**AIM OF THE TASK**. Look through the data below and output, unchanged, every line from the one holding "Give me the Plotly.js source for this chart." through the one holding "const series = [l42, l43, l44];", inclusive. Skip the pictures.

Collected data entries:
☆ ☆ ☆ ☆
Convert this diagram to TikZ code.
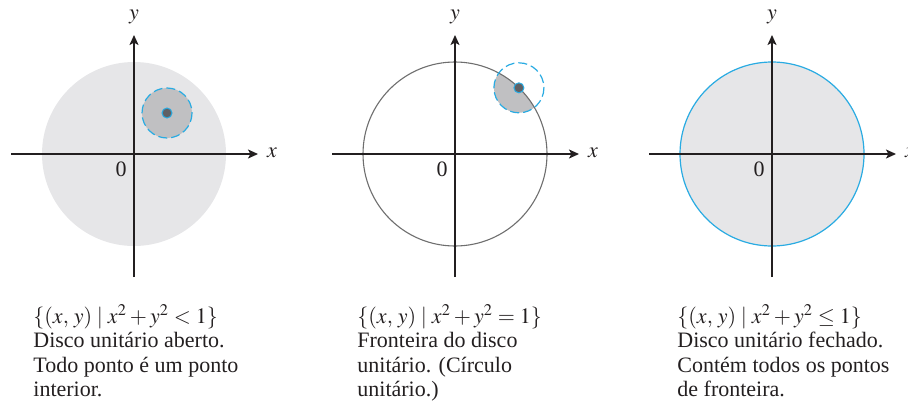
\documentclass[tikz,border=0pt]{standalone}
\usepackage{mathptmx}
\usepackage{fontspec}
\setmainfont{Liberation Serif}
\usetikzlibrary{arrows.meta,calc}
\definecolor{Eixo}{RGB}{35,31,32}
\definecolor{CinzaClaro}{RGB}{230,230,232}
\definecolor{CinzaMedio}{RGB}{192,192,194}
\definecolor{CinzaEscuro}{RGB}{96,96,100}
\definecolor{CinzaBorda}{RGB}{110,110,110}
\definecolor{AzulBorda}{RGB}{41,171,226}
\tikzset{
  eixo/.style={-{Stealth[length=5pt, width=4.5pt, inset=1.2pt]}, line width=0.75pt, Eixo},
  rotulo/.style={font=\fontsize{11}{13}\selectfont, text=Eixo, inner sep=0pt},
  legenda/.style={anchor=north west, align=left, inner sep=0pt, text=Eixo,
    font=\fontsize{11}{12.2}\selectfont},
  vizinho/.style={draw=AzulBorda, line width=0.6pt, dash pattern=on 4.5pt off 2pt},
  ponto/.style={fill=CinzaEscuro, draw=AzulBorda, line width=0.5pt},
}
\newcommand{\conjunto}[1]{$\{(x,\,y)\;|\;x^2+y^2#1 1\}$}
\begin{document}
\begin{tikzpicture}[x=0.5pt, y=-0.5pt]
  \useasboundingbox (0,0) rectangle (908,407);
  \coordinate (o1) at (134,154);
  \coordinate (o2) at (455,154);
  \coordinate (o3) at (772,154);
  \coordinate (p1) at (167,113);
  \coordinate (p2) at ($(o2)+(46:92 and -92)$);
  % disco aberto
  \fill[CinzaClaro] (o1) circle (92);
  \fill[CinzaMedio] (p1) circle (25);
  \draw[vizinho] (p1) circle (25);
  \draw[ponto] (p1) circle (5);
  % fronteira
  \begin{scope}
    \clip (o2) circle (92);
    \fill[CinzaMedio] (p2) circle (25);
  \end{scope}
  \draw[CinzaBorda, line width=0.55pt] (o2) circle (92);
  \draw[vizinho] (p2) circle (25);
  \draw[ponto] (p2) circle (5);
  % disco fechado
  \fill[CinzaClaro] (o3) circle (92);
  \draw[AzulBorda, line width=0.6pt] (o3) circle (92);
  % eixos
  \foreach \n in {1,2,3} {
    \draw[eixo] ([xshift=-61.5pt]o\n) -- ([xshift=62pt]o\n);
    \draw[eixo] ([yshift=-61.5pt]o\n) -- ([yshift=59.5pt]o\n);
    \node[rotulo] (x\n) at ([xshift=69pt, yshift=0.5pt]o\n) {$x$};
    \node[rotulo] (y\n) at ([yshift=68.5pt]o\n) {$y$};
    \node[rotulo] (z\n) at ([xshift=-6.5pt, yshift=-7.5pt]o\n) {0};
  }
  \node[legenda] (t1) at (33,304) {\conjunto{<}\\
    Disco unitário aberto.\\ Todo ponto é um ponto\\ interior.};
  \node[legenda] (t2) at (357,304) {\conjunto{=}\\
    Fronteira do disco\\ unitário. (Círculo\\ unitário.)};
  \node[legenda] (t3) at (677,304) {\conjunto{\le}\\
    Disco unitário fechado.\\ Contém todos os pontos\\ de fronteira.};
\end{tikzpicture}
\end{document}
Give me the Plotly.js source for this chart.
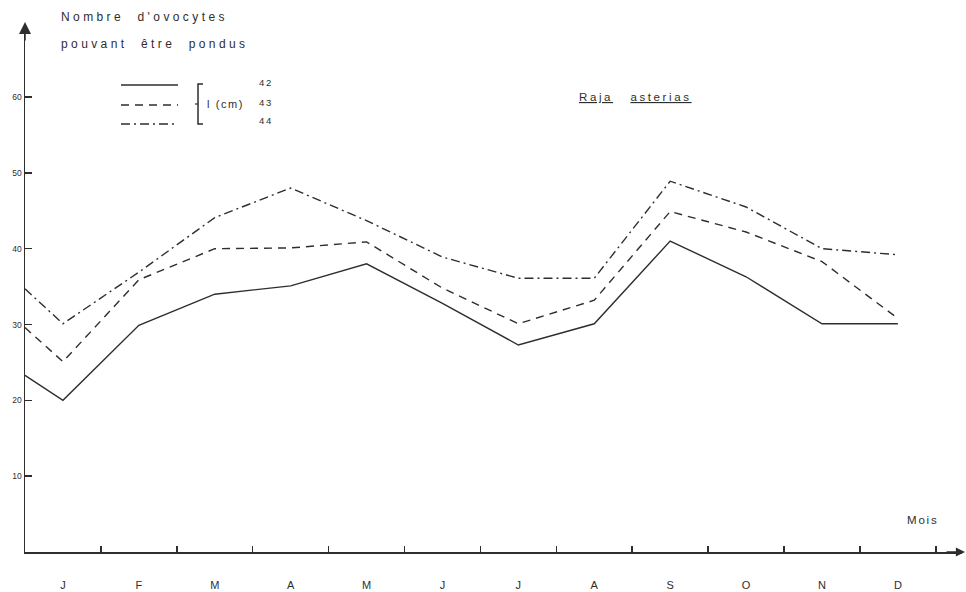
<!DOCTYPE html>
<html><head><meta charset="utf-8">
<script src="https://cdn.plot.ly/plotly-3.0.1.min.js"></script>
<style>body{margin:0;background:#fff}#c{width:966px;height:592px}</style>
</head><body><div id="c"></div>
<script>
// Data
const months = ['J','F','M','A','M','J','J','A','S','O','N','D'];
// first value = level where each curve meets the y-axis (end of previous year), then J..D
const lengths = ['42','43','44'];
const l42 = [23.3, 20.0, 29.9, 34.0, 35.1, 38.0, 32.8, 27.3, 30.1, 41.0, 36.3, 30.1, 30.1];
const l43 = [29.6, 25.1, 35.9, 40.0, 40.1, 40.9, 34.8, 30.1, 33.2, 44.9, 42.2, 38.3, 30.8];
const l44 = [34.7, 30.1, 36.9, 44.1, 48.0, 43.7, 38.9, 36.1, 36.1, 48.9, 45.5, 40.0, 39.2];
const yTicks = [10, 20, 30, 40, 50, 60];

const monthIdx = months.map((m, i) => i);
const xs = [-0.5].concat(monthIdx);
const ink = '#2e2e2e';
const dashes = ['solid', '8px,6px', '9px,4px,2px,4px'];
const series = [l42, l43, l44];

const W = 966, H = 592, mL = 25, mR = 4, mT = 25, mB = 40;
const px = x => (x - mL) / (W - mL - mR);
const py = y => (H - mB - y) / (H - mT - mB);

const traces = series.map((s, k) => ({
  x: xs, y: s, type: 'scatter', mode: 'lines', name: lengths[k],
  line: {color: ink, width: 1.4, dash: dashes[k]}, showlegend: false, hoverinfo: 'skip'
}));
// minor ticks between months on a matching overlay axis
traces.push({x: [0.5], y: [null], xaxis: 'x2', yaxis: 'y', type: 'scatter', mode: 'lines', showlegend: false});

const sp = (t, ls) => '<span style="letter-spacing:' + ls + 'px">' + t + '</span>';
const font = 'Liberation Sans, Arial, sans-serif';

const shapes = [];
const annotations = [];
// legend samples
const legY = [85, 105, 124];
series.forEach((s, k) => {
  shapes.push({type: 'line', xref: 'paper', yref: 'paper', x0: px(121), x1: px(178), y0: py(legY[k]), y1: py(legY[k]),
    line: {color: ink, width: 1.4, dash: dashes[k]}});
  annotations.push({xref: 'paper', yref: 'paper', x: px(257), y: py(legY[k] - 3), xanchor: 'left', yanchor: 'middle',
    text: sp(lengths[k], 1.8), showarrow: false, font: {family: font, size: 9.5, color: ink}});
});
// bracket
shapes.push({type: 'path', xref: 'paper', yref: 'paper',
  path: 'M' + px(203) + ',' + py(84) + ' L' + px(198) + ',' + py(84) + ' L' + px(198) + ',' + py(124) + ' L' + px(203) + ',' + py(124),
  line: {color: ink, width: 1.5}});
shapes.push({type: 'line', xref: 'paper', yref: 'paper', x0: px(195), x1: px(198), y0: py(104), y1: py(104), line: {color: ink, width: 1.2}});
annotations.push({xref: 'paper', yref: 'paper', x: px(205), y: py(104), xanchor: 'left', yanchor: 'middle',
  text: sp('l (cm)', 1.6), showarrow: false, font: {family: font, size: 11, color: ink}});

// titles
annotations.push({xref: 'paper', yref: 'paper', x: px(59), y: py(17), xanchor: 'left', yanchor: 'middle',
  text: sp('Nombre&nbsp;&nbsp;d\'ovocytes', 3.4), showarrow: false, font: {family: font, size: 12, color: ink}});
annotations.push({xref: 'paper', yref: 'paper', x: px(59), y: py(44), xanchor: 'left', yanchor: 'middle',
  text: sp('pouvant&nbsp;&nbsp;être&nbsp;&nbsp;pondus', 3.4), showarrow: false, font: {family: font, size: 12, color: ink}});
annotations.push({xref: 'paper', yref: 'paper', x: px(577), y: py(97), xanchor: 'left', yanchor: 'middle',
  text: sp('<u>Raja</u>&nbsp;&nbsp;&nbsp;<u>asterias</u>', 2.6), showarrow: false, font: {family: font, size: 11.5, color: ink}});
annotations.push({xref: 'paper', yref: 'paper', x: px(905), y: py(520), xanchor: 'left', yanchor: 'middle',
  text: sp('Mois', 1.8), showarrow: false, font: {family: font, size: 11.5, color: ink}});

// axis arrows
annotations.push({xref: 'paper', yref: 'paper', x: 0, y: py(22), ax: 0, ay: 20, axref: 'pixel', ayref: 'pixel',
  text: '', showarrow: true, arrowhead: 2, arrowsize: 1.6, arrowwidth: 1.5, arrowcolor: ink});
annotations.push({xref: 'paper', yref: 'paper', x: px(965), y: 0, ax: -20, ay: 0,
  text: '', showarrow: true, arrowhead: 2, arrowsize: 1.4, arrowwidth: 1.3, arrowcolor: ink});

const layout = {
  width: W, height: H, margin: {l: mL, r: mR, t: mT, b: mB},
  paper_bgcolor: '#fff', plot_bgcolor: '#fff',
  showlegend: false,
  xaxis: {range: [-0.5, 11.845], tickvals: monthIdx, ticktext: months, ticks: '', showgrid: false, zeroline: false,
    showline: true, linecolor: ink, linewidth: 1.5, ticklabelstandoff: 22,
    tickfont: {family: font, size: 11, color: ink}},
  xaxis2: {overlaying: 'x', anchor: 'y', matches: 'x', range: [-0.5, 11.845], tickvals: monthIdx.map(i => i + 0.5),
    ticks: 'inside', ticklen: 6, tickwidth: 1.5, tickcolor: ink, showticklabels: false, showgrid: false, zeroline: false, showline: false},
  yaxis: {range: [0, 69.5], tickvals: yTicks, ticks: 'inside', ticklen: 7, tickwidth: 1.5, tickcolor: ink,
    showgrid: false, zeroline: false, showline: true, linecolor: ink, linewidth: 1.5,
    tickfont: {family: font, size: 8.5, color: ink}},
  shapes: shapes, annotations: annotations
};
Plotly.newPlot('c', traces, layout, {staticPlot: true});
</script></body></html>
☆ ☆ ☆ ☆
**FINISHED ANSWER**.
Give me the Plotly.js source for this chart.
<!DOCTYPE html>
<html><head><meta charset="utf-8">
<script src="https://cdn.plot.ly/plotly-3.0.1.min.js"></script>
<style>body{margin:0;background:#fff}#c{width:966px;height:592px}</style>
</head><body><div id="c"></div>
<script>
// Data
const months = ['J','F','M','A','M','J','J','A','S','O','N','D'];
// first value = level where each curve meets the y-axis (end of previous year), then J..D
const lengths = ['42','43','44'];
const l42 = [23.3, 20.0, 29.9, 34.0, 35.1, 38.0, 32.8, 27.3, 30.1, 41.0, 36.3, 30.1, 30.1];
const l43 = [29.6, 25.1, 35.9, 40.0, 40.1, 40.9, 34.8, 30.1, 33.2, 44.9, 42.2, 38.3, 30.8];
const l44 = [34.7, 30.1, 36.9, 44.1, 48.0, 43.7, 38.9, 36.1, 36.1, 48.9, 45.5, 40.0, 39.2];
const yTicks = [10, 20, 30, 40, 50, 60];

const monthIdx = months.map((m, i) => i);
const xs = [-0.5].concat(monthIdx);
const ink = '#2e2e2e';
const dashes = ['solid', '8px,6px', '9px,4px,2px,4px'];
const series = [l42, l43, l44];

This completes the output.